— START Extracted information —

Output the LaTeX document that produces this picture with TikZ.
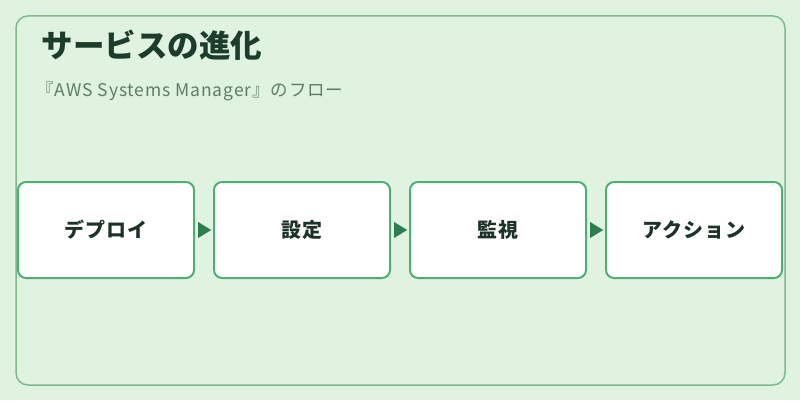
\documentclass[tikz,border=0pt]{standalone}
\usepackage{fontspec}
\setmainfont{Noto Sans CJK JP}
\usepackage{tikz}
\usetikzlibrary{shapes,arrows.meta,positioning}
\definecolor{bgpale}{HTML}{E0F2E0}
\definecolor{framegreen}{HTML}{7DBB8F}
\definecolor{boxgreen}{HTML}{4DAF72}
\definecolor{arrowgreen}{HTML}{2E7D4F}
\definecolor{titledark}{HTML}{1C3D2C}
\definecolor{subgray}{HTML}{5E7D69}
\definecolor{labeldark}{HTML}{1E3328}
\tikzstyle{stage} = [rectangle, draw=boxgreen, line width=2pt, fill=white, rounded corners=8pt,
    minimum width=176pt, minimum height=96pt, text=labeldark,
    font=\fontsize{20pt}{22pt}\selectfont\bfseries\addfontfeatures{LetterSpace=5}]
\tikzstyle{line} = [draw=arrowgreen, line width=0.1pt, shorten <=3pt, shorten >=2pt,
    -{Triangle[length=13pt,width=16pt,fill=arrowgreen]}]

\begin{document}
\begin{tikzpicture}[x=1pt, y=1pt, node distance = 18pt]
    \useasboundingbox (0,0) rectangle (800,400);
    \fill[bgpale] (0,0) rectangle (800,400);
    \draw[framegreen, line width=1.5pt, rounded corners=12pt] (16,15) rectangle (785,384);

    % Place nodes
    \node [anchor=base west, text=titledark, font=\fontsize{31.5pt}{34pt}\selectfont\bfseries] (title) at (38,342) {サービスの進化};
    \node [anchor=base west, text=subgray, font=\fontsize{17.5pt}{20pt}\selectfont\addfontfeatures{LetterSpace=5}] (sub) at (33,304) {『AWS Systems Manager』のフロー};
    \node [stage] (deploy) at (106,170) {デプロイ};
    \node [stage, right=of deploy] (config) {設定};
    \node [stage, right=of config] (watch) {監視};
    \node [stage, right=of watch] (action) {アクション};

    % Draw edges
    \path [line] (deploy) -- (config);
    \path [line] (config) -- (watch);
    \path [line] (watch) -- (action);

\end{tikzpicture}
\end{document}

— END Extracted information —
— START Extracted information —

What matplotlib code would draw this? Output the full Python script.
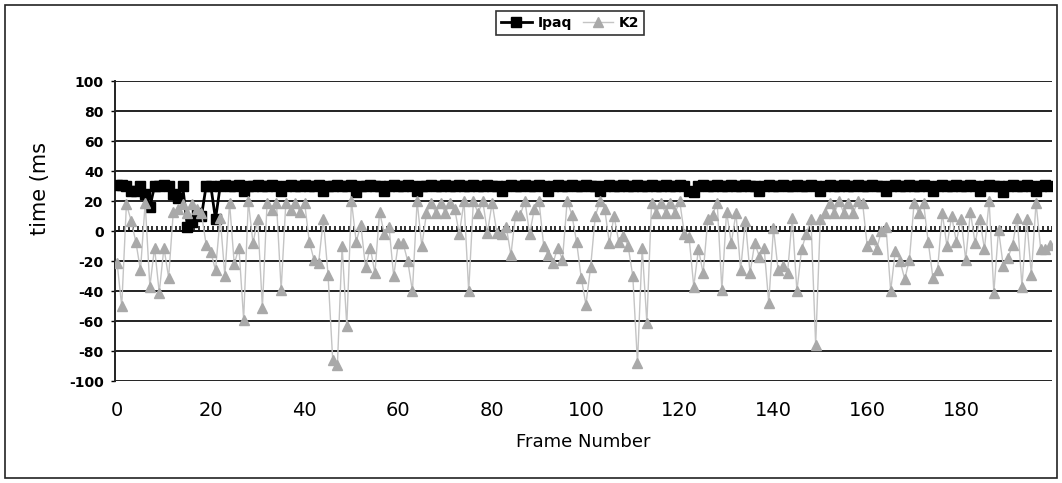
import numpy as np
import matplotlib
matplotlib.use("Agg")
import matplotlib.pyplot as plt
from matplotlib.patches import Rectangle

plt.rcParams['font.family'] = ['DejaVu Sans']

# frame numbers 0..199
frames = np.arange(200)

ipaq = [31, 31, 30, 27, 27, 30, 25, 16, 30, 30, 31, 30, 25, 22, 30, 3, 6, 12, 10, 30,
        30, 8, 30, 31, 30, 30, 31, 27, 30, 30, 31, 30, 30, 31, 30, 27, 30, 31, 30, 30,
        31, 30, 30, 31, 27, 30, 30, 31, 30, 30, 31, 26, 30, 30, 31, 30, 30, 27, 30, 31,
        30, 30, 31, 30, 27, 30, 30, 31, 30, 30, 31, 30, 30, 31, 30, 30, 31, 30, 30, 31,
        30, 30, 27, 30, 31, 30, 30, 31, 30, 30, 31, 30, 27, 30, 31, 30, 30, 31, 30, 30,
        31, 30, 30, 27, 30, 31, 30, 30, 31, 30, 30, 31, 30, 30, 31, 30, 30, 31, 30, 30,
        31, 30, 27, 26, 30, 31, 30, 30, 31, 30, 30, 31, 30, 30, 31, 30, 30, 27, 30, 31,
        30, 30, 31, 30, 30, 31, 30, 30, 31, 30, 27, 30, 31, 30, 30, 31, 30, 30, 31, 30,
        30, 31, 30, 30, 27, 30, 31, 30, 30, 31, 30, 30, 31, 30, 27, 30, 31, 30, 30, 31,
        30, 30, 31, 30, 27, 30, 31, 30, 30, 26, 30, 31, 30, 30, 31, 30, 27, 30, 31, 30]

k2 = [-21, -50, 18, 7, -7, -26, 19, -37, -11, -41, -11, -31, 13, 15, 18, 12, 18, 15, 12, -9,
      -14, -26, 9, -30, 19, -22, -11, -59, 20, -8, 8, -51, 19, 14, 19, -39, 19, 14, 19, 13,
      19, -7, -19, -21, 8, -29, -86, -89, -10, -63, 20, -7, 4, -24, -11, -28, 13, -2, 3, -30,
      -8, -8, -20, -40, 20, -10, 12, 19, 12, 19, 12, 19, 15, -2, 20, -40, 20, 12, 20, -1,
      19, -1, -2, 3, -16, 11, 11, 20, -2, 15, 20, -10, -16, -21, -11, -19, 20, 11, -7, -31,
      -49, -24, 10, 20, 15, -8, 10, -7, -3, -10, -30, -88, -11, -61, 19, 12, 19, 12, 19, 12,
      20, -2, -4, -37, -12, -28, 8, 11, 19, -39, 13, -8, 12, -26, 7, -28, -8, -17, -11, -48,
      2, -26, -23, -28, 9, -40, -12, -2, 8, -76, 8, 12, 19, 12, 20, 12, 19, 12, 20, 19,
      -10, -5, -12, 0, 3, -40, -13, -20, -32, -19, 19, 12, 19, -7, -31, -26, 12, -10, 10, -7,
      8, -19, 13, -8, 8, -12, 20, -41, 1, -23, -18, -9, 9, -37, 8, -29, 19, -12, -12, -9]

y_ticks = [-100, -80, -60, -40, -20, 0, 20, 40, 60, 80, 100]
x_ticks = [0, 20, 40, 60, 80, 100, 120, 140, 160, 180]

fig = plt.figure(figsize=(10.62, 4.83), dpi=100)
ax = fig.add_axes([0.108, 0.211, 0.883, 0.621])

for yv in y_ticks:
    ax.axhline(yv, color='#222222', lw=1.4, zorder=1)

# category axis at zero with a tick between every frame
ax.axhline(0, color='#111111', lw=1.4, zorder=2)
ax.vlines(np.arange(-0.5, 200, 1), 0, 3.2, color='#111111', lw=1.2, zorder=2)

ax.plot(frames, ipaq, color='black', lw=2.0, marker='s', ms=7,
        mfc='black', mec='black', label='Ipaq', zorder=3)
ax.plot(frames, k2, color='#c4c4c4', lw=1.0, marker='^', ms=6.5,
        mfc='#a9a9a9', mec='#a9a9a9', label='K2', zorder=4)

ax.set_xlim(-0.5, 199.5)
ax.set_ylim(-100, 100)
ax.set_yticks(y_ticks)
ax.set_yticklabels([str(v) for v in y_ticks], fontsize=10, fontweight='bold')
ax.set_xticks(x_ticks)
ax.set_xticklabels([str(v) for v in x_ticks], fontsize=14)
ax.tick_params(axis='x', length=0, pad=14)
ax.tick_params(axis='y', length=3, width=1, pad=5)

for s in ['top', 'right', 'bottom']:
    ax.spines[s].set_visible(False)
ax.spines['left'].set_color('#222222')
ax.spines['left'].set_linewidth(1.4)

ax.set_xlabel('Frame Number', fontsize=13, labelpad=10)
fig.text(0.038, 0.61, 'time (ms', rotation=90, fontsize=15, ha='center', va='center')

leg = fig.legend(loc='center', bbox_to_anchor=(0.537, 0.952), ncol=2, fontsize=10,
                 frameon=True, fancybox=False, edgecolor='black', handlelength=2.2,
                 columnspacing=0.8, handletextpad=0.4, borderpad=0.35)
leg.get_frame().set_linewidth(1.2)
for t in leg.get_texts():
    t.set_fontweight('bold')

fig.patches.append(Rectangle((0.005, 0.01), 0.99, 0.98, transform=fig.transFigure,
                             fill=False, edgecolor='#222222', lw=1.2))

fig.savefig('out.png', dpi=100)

— END Extracted information —
— START Extracted information —

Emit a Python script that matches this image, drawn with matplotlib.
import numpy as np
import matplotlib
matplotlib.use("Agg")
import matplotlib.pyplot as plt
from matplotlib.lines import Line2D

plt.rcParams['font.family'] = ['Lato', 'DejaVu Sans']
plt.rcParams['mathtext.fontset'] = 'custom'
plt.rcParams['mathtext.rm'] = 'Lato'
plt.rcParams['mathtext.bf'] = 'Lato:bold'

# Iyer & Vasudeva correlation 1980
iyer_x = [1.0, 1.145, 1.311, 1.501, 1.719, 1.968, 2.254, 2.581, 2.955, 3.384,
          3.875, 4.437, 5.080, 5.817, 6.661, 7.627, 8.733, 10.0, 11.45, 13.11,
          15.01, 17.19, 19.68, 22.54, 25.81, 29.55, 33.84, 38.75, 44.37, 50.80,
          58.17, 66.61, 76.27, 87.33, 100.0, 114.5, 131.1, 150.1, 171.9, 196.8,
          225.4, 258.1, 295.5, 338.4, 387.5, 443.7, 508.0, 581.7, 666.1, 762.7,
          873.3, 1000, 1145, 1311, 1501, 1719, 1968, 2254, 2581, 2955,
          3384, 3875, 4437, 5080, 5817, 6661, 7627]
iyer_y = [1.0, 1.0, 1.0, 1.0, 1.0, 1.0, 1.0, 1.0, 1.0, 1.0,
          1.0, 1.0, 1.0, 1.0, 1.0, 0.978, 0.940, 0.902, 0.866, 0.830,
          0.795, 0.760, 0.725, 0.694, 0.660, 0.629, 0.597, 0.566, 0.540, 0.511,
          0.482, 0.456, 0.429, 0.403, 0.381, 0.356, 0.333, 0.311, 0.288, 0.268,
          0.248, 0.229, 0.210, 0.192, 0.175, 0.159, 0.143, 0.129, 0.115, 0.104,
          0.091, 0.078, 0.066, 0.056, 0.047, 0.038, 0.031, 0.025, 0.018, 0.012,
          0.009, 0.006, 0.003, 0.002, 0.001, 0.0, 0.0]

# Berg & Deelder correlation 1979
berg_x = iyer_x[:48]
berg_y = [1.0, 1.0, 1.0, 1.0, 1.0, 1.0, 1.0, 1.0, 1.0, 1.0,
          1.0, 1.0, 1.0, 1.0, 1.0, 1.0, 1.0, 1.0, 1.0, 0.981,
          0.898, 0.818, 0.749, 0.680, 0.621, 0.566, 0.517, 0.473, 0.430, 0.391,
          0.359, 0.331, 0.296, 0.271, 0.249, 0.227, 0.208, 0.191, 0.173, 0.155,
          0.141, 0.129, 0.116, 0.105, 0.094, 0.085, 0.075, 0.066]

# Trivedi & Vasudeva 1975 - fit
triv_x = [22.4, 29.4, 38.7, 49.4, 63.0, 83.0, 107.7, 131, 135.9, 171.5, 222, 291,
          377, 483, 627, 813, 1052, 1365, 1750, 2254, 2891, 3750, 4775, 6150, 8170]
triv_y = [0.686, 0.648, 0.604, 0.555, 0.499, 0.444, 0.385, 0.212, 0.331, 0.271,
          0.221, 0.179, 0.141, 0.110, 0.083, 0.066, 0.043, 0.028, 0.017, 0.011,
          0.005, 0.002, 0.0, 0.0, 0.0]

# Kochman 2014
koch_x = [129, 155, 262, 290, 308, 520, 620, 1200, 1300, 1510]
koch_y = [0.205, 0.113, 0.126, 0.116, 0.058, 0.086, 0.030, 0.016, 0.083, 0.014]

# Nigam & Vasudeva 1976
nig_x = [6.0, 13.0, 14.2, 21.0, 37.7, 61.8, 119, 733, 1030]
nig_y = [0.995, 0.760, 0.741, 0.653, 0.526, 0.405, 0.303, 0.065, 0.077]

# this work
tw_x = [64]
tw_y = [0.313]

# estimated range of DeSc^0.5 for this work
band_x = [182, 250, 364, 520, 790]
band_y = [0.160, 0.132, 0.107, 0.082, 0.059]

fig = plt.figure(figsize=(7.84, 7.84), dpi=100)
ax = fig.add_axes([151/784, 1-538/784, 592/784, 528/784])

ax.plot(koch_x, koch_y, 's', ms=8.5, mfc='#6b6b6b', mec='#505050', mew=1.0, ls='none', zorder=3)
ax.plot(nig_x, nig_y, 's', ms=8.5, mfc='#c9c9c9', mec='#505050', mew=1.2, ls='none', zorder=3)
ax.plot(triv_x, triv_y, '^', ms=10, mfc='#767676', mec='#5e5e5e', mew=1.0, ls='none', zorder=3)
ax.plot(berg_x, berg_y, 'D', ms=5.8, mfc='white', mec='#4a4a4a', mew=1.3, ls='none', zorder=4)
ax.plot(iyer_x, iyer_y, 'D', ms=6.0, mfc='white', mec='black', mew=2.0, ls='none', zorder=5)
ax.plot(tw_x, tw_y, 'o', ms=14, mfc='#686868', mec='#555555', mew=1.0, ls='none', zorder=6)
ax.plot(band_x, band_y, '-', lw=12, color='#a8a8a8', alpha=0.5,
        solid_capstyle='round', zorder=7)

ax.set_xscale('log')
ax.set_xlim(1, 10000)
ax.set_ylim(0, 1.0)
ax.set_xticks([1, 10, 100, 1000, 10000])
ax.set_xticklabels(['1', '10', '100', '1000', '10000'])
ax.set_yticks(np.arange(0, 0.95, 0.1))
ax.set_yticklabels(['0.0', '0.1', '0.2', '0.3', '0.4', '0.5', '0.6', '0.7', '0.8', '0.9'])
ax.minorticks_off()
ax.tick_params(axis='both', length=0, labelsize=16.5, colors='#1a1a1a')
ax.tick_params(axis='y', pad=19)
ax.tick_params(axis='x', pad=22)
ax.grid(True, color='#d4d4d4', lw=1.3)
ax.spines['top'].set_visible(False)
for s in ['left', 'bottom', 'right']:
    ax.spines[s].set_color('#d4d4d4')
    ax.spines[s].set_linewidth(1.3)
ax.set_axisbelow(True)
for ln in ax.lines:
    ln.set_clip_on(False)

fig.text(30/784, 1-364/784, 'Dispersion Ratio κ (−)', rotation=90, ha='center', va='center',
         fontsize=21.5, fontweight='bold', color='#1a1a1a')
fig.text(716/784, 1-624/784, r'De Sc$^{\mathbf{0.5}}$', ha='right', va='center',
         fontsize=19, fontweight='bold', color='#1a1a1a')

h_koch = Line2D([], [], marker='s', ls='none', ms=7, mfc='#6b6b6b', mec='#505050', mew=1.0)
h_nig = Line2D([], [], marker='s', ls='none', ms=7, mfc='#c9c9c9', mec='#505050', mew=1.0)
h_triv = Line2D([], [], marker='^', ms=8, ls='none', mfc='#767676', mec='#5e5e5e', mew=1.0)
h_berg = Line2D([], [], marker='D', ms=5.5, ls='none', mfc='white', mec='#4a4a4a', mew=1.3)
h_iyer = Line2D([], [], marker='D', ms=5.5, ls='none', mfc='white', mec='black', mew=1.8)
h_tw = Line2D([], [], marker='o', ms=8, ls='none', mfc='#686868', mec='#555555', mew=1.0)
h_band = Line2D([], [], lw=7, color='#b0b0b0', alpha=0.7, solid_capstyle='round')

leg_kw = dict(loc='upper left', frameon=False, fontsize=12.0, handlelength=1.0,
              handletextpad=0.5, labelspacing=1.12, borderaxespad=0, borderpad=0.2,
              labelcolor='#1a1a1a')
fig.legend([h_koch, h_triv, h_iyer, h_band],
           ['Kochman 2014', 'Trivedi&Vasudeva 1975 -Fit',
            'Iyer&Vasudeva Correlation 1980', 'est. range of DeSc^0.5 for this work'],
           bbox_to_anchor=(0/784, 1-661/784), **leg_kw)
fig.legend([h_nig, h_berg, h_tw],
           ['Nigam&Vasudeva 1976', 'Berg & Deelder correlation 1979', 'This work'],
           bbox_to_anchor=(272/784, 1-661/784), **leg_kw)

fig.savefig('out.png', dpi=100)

— END Extracted information —

**Problem details:** Count the lines above that contain the word "script", and give only that number.

**Reply:** 2